What to produce — Every line with the string "code" should be gathered.

------------------------------------------------------------------------

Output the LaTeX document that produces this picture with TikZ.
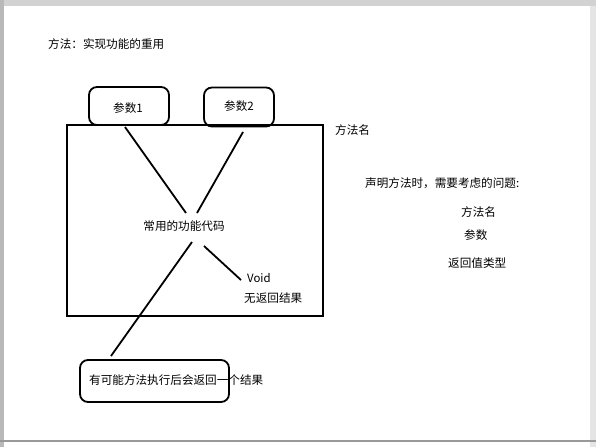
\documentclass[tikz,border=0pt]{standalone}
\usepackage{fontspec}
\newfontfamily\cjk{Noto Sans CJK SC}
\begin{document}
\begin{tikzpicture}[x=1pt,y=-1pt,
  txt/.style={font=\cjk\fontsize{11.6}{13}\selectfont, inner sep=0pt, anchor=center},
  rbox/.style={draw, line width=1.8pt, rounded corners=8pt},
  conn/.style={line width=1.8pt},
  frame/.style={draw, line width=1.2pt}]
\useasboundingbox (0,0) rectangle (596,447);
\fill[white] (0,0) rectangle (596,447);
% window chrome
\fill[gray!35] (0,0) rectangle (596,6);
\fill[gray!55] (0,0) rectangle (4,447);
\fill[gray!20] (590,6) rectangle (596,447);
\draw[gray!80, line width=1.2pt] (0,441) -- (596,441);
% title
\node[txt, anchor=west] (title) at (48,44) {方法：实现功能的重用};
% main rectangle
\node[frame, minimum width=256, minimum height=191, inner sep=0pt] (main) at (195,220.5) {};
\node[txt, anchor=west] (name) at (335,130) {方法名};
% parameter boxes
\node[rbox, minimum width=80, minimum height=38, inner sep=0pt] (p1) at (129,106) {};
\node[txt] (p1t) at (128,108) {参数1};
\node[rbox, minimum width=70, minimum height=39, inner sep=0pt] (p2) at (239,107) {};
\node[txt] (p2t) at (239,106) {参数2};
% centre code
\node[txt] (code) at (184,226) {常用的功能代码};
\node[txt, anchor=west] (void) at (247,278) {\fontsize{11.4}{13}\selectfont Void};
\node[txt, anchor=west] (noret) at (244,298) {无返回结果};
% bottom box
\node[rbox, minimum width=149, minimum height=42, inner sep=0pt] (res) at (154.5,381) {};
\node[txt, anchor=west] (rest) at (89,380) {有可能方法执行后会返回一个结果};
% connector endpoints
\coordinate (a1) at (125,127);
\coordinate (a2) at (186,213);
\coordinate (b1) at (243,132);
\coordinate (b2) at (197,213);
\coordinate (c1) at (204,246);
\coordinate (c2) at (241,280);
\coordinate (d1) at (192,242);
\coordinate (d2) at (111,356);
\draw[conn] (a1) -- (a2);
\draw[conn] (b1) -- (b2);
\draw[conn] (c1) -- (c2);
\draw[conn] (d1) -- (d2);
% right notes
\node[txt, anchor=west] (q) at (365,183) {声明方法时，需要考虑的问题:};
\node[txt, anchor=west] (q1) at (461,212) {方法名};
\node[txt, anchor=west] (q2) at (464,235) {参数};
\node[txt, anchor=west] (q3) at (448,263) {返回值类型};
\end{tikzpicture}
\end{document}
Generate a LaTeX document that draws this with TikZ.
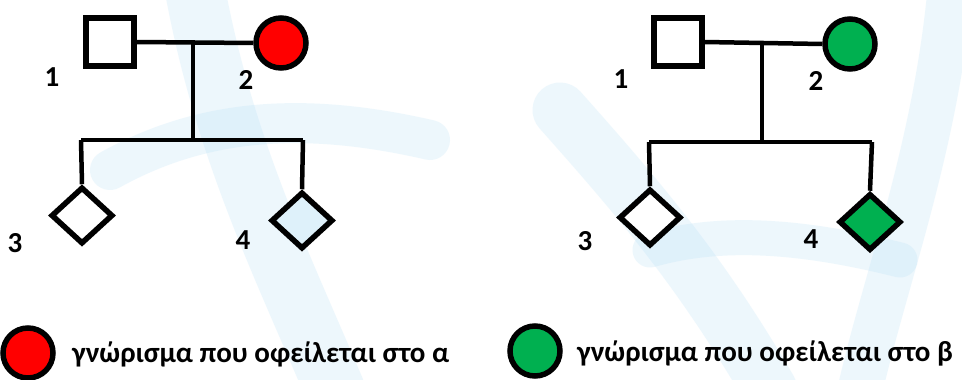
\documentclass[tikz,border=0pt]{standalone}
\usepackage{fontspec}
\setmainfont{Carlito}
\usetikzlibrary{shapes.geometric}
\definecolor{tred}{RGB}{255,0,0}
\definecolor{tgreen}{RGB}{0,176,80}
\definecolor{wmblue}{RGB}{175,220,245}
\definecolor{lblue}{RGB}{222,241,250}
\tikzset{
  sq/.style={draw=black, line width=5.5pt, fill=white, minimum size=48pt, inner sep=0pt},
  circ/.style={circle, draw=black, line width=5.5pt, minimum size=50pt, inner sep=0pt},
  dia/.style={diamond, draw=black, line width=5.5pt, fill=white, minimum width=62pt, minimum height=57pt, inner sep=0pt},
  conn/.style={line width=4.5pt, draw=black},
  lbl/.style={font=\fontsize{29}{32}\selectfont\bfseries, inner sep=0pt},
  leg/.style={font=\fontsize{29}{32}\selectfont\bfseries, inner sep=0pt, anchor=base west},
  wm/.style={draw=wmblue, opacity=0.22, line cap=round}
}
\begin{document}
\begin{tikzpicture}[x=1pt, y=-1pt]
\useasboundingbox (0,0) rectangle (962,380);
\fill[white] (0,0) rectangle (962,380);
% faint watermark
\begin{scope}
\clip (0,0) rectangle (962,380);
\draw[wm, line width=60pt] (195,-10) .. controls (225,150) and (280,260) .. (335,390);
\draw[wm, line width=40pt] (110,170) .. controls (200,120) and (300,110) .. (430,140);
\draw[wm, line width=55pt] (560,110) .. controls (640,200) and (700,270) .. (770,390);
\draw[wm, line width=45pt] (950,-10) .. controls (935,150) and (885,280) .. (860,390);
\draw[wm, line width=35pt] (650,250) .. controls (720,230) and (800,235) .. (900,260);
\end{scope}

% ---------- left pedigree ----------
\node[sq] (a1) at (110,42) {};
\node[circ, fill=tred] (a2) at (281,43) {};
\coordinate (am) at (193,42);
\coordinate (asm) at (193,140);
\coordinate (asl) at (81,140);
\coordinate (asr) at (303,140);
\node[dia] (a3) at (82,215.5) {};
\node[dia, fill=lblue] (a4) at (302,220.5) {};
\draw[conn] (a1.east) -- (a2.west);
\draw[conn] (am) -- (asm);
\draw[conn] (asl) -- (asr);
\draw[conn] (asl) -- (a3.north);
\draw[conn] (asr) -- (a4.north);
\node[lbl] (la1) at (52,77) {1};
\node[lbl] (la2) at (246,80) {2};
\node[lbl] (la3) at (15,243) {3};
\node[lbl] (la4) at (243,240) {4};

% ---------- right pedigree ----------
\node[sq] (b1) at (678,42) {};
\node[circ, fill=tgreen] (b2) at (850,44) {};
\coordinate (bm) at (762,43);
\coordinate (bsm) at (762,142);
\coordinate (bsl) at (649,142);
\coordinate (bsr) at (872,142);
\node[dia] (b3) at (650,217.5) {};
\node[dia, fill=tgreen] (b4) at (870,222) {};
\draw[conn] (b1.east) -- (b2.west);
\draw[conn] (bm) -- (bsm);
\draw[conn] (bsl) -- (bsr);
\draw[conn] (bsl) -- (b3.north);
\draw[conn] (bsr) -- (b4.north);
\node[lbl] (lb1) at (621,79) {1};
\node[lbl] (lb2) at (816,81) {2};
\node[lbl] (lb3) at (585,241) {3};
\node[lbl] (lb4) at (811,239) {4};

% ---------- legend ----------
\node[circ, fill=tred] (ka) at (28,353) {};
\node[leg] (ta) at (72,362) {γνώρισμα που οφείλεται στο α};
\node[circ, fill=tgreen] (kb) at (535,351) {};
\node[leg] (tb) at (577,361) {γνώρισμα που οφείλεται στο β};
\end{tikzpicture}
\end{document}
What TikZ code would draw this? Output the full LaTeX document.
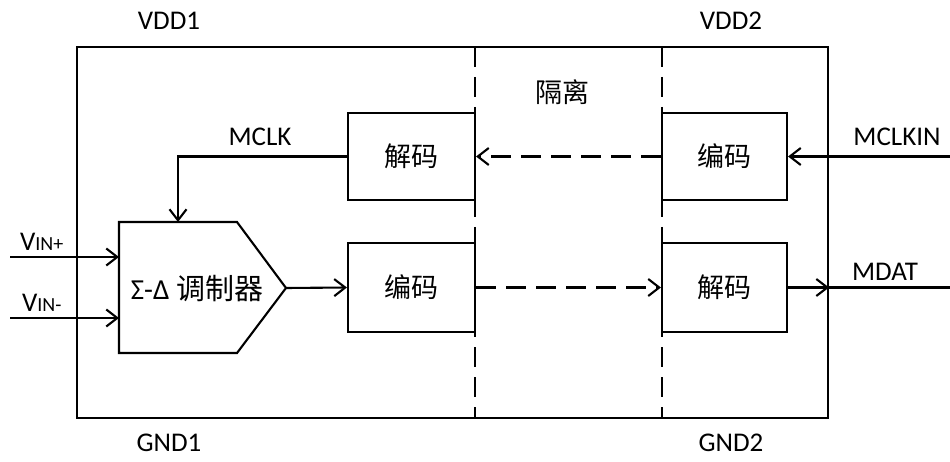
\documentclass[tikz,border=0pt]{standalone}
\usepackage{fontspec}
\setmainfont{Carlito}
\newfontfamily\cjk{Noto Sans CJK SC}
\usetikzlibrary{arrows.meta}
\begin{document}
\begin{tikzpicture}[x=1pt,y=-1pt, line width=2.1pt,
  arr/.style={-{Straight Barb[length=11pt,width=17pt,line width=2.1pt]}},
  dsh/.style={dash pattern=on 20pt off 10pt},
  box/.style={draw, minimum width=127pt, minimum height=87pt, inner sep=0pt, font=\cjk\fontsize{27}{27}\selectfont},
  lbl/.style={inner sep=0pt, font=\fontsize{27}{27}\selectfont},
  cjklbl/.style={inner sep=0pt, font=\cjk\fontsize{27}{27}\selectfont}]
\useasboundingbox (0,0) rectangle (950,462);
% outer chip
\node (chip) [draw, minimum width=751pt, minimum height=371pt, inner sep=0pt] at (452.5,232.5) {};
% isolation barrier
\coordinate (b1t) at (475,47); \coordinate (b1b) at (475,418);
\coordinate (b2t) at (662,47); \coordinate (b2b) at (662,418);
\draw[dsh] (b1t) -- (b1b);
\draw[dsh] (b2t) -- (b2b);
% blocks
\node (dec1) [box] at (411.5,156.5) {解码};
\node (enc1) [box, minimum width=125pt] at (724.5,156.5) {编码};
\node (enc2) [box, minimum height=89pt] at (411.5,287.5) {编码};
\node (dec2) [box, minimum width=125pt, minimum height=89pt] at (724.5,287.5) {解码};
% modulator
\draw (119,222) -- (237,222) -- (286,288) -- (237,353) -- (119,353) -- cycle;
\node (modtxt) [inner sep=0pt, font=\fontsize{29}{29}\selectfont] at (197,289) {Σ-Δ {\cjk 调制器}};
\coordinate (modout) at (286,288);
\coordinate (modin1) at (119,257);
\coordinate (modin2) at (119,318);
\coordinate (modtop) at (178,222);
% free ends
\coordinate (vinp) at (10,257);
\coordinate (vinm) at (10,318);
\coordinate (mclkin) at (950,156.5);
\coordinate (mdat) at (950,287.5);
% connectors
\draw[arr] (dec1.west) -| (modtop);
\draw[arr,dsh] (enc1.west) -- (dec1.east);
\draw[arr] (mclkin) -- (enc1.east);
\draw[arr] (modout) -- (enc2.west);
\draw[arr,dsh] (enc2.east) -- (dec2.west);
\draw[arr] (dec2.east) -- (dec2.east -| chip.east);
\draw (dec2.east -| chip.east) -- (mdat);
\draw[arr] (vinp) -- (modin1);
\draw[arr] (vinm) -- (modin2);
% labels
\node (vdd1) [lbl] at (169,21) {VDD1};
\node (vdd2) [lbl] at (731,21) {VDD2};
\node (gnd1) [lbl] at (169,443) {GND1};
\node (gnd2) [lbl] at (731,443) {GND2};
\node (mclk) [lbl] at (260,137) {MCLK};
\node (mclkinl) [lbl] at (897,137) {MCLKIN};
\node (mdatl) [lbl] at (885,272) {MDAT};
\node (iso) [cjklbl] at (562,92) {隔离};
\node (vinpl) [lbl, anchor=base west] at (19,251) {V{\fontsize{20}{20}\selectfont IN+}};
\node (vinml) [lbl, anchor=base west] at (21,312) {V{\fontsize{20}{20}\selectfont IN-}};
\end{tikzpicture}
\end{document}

------------------------------------------------------------------------

Response below —
% centre code
\node[txt] (code) at (184,226) {常用的功能代码};
What TikZ code would draw this? Output the full LaTeX document.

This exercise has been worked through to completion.